IBM increased its buyback plan last year by $15 billion. That was the biggest addition IBM had authorized in five years, in proportion to its year-end market value, according to data compiled by Bloomberg.
IBM’s buybacks have become a point of contention in recent weeks. Despite revenue declining in the previous nine quarters, IBM had been able to boost per-share earnings by getting rid of less-profitable operations, reducing taxes and the number of shares outstanding, and gradually building new businesses like big-data analytics and cloud computing.
On Oct. 20, IBM’s tactics fell short as sales dropped for a 10th straight quarter and it became more apparent that the company wasn’t increasing new revenue quickly enough to make up for dwindling demand for servers and other hardware. The company projected a drop in adjusted profit for 2014, its first since 2002.
The technology giant is now returning funds to investors who have held on even after an 11 percent tumble since the five- year profit roadmap was abandoned, compared with a 4 percent gain in the Standard & Poor’s 500 Index through Monday.
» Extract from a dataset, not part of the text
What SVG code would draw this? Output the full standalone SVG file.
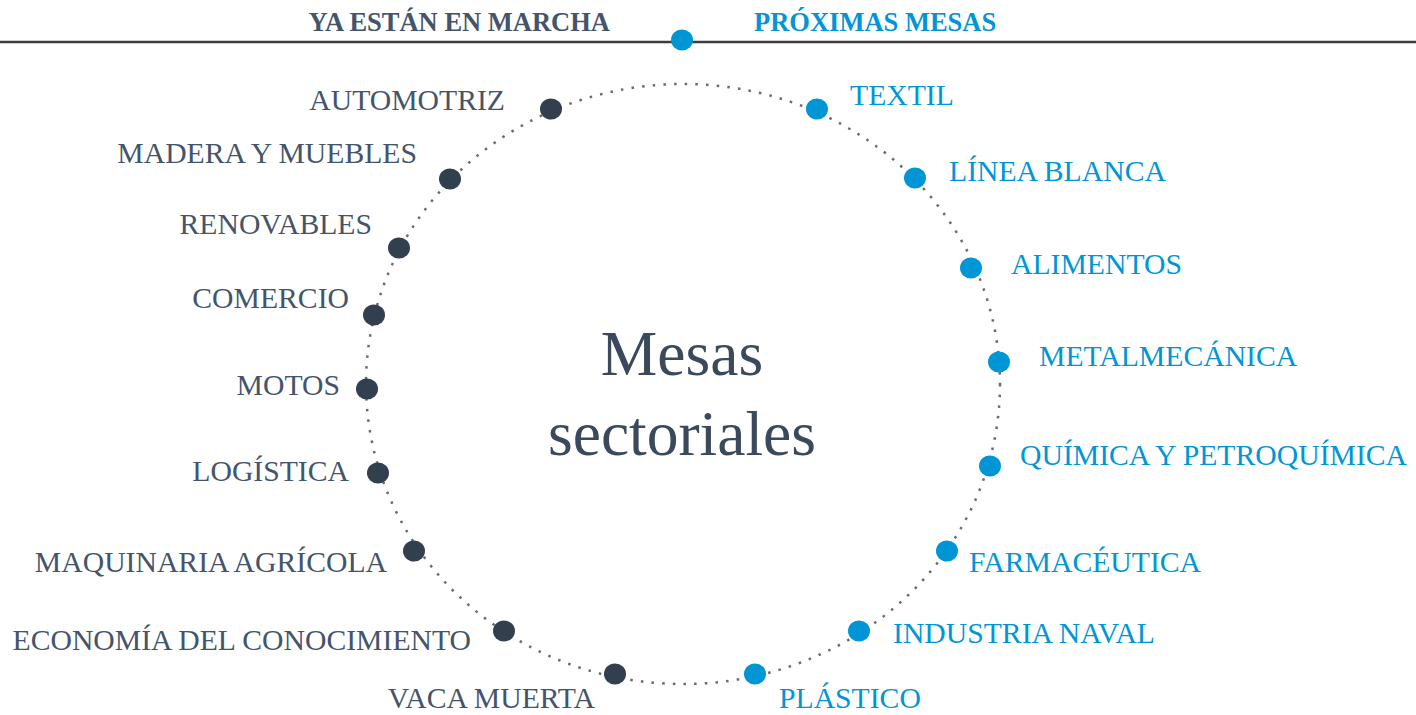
<svg xmlns="http://www.w3.org/2000/svg" width="1416" height="715" viewBox="0 0 1416 715">
<style>
.lbl{font-family:"Liberation Serif","Times New Roman",serif;font-size:29.7px}
.dk{fill:#44546A}
.bl{fill:#0096D6}
.l{text-anchor:end}
.hd{font-family:"Liberation Serif","Times New Roman",serif;font-size:26.5px;font-weight:bold}
.ddot{fill:#323F4F}
.bdot{fill:#0096D6}
.ttl{font-family:"Liberation Serif","Times New Roman",serif;font-size:63.5px;fill:#3A4A5C;text-anchor:middle}
</style>
<rect width="1416" height="715" fill="#ffffff"/>
<g id="connectors">
<line x1="0" y1="42" x2="1416" y2="42" stroke="#3C3C3C" stroke-width="2.5"/>
<ellipse cx="683" cy="384" rx="317" ry="300" fill="none" stroke="#6B6B6B" stroke-width="2.5" stroke-dasharray="2.5 8.2"/>
</g>
<g id="header">
<text class="hd dk" x="610" y="31" text-anchor="end">YA ESTÁN EN MARCHA</text>
<text class="hd bl" x="754" y="31">PRÓXIMAS MESAS</text>
<ellipse class="bdot" cx="682" cy="40" rx="11" ry="10.5"/>
</g>
<g id="title">
<text class="ttl" x="682" y="375">Mesas</text>
<text class="ttl" x="682" y="455">sectoriales</text>
</g>
<g id="automotriz"><ellipse class="ddot" cx="551" cy="109" rx="11" ry="10.5"/><text class="lbl dk l" x="505" y="110">AUTOMOTRIZ</text></g>
<g id="madera"><ellipse class="ddot" cx="450" cy="179" rx="11" ry="10.5"/><text class="lbl dk l" x="417" y="163">MADERA Y MUEBLES</text></g>
<g id="renovables"><ellipse class="ddot" cx="399" cy="248" rx="11" ry="10.5"/><text class="lbl dk l" x="372" y="234">RENOVABLES</text></g>
<g id="comercio"><ellipse class="ddot" cx="374" cy="315" rx="11" ry="10.5"/><text class="lbl dk l" x="349" y="308">COMERCIO</text></g>
<g id="motos"><ellipse class="ddot" cx="367" cy="389" rx="11" ry="10.5"/><text class="lbl dk l" x="340" y="395">MOTOS</text></g>
<g id="logistica"><ellipse class="ddot" cx="378" cy="473" rx="11" ry="10.5"/><text class="lbl dk l" x="349" y="481">LOGÍSTICA</text></g>
<g id="maquinaria"><ellipse class="ddot" cx="414" cy="551" rx="11" ry="10.5"/><text class="lbl dk l" x="387" y="572">MAQUINARIA AGRÍCOLA</text></g>
<g id="economia"><ellipse class="ddot" cx="504" cy="631" rx="11" ry="10.5"/><text class="lbl dk l" x="471" y="650">ECONOMÍA DEL CONOCIMIENTO</text></g>
<g id="vacamuerta"><ellipse class="ddot" cx="615" cy="674" rx="11" ry="10.5"/><text class="lbl dk l" x="595" y="708">VACA MUERTA</text></g>
<g id="textil"><ellipse class="bdot" cx="817" cy="109" rx="11" ry="10.5"/><text class="lbl bl" x="850" y="105">TEXTIL</text></g>
<g id="lineablanca"><ellipse class="bdot" cx="915" cy="178" rx="11" ry="10.5"/><text class="lbl bl" x="949" y="181">LÍNEA BLANCA</text></g>
<g id="alimentos"><ellipse class="bdot" cx="971" cy="268" rx="11" ry="10.5"/><text class="lbl bl" x="1011" y="274">ALIMENTOS</text></g>
<g id="metalmecanica"><ellipse class="bdot" cx="999" cy="362" rx="11" ry="10.5"/><text class="lbl bl" x="1039" y="366">METALMECÁNICA</text></g>
<g id="quimica"><ellipse class="bdot" cx="990" cy="466" rx="11" ry="10.5"/><text class="lbl bl" x="1020" y="465">QUÍMICA Y PETROQUÍMICA</text></g>
<g id="farmaceutica"><ellipse class="bdot" cx="947" cy="551" rx="11" ry="10.5"/><text class="lbl bl" x="969" y="572">FARMACÉUTICA</text></g>
<g id="naval"><ellipse class="bdot" cx="859" cy="631" rx="11" ry="10.5"/><text class="lbl bl" x="893" y="643">INDUSTRIA NAVAL</text></g>
<g id="plastico"><ellipse class="bdot" cx="755" cy="674" rx="11" ry="10.5"/><text class="lbl bl" x="779" y="708">PLÁSTICO</text></g>
</svg>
IBM shares were already getting scarcer as the company repurchases reduced the share count below 1 billion at the end of June for the first time since at least 1999, when it last split its stock. Of the 40 companies around the world with a market value of more than $150 billion, IBM had the fifth fewest shares outstanding, according to data compiled by Bloomberg.
With the new authorization, the company could buy back about 4 percent of IBM’s $161 billion market value as of Tuesday.
In April, IBM said it planned to spend less this year than the $13.9 billion it spend on share repurchases in 2013. By the end of the third quarter this year, the company had already bought back about $13.6 billion worth of its stock.
Rometty is under pressure to manage IBM through a shift in corporate spending that has dragged on her company’s revenue. Technology customers are increasingly moving data and software to the cloud, instead of on servers on-site, lessening the demand for IBM hardware and the sales and maintenance staff who support it.
To cope, Rometty has turned IBM’s focus to areas like cloud services, big-data analytics and mobile computing.